As a young kid growing up out here I learned about the circle of life a bit earlier than most. Ranching parents, in my experience, don't tend to sugar coat things like this for their young ones. Our lessons about where babies come from were taught while helping check cows, and we learned about birth by sitting on a hilltop in the early spring to watch a cow deliver a calf in the warmest, most protected place she could find.
We absorbed what instinct meant as we witnessed her lick her baby clean as it awkwardly struggled to get to its feet, wobbling on knocked knees for a few hours until it got the hang of his hooves standing on the surface of the big, wide world.
That calf needed to stand to live. He needed to move with his momma as she ate, so he could eat. He needed to tap into what it meant to be a calf and who he needed to stick by in order to survive out here where there are spring ice storms, slick mud, unexpected temperature drops and coyotes.
And so yes, I learned about death out there in the pastures as well. I learned that it isn't always fair, that sometimes the weak don't have the luxury of protection, sometimes mommas don't possess that instinct, and sometimes nature is more powerful than the will to stay alive.
I accepted these lessons, but my heart broke just the same each time the tough ones made their way into my life. I remember saying silent little prayers to myself when my dad would bring a calf in from the cold, feed it and warm it in the basement, seeming only to delay the inevitable. And I remember my heart breaking when my favorite horse grew so old and weak that one day I woke up to find she didn't make the trek to the barnyard.
I remember the untimely death of the puppy I rescued and the barn cats that didn't have the chance to make it to old age.

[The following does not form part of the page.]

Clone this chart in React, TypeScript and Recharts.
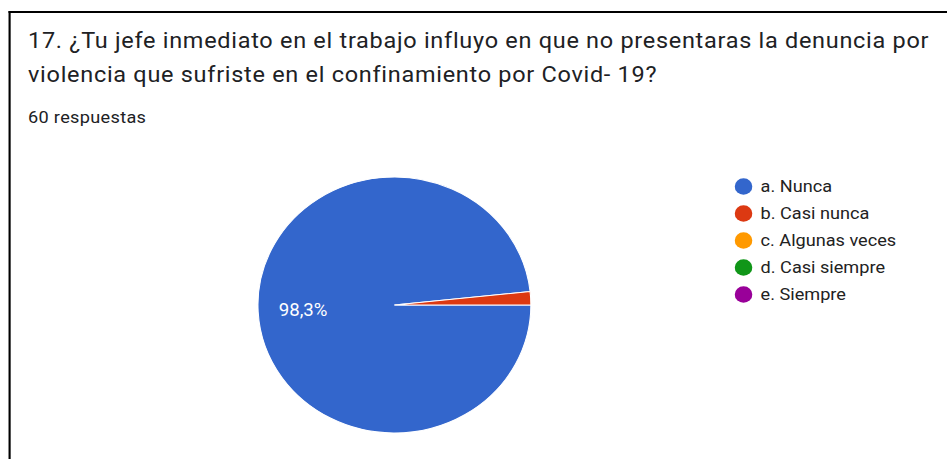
import React from 'react';
import { PieChart, Pie, Cell, Legend } from 'recharts';

const TITLE_LINES = [
  '17. ¿Tu jefe inmediato en el trabajo influyo en que no presentaras la denuncia por',
  'violencia que sufriste en el confinamiento por Covid- 19?',
];
const SUBTITLE = '60 respuestas';
const categories = ['a. Nunca', 'b. Casi nunca', 'c. Algunas veces', 'd. Casi siempre', 'e. Siempre'];
const counts = [59, 1, 0, 0, 0];
const colors = ['#3366cc', '#dc3912', '#ff9900', '#109618', '#990099'];

const data = categories.map((name, i) => ({ name, value: counts[i], fill: colors[i] }));

const SX = 1.066;
const FONT = 'Roboto, Arial, sans-serif';

const renderLabel = (props: any) => {
  const { cx, cy, midAngle, outerRadius, percent } = props;
  if (!percent || percent < 0.05) return null;
  const r = outerRadius * 0.67;
  const rad = (Math.PI / 180) * midAngle;
  const x = cx + r * Math.cos(rad);
  const y = cy - r * Math.sin(rad);
  const txt = (percent * 100).toFixed(1).replace('.', ',') + '%';
  return (
    <text x={x} y={y} fill="#ffffff" textAnchor="middle" dominantBaseline="central"
      style={{ fontFamily: FONT, fontSize: 17.5 }}>
      {txt}
    </text>
  );
};

const renderLegend = (props: any) => {
  const payload = props.payload || [];
  return (
    <div style={{ fontFamily: FONT }}>
      {payload.map((p: any, i: number) => (
        <div key={i} style={{ height: 27, display: 'flex', alignItems: 'center' }}>
          <svg width={17} height={17} style={{ flex: 'none' }}>
            <circle cx={8.5} cy={8.5} r={8.3} fill={p.color || (p.payload && p.payload.fill)} />
          </svg>
          <span style={{ marginLeft: 8, fontSize: 17, color: '#222222', whiteSpace: 'nowrap' }}>{p.value}</span>
        </div>
      ))}
    </div>
  );
};

export default function App() {
  return (
    <div style={{ position: 'fixed', left: 0, top: 0, width: 947, height: 459, overflow: 'hidden', background: '#ffffff' }}>
      <div style={{ position: 'absolute', left: 0, top: 0, width: 947 / SX, height: 459, transform: `scaleX(${SX})`, transformOrigin: '0 0' }}>
        <div style={{ position: 'absolute', left: 7.6, top: 11, width: 1000, height: 600, borderLeft: '2px solid #000', borderTop: '2px solid #000', background: '#fff' }} />
        <div style={{ position: 'absolute', left: 26.3, top: 24, fontFamily: FONT, fontSize: 22, letterSpacing: 0.68, lineHeight: '34px', color: '#202124', whiteSpace: 'nowrap' }}>
          {TITLE_LINES.map((l, i) => <div key={i}>{l}</div>)}
        </div>
        <div style={{ position: 'absolute', left: 26.3, top: 107, fontFamily: FONT, fontSize: 17, letterSpacing: 0.3, lineHeight: '20px', color: '#202124', whiteSpace: 'nowrap' }}>
          {SUBTITLE}
        </div>
        <div style={{ position: 'absolute', left: 0, top: 0 }}>
          <PieChart width={888} height={459} margin={{ top: 0, right: 0, bottom: 0, left: 0 }}>
            <Pie data={data} dataKey="value" nameKey="name" cx={370} cy={305} outerRadius={128}
              startAngle={6} endAngle={366} stroke="#ffffff" strokeWidth={1}
              label={renderLabel} labelLine={false} isAnimationActive={false}>
              {data.map((d, i) => <Cell key={i} fill={d.fill} />)}
            </Pie>
            <Legend layout="vertical" verticalAlign="top" align="right"
              wrapperStyle={{ position: 'absolute', left: 688.5, top: 172.5, width: 190 }}
              content={renderLegend} />
          </PieChart>
        </div>
      </div>
    </div>
  );
}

As a little girl I wondered if these things got easier as you got older. I wondered if your heart got harder or you got braver as you grew taller.
Then I would watch my dad work into the night to help a young cow deliver her first baby safely. I was a witness to the despair when things took a turn for the worse. I saw how his eyes dropped, how he shook his head and paused for a moment before sucking in breath, exhaling and moving on.
And I understood.
I understood that life is beautiful. That it's a series of heartbeats and breaths, pumping blood, willpower and spirit.
I understood that all things will eventually quiet. That all of us will return to the earth, circumstance or time helping push us there.
And it doesn't get easier to let go of those creatures under your care, no matter how small.
And no matter how tall you get.
Jessie Veeder is a musician and writer living with her husband on a ranch near Watford City, N.D. Readers can reach her at email@example.com .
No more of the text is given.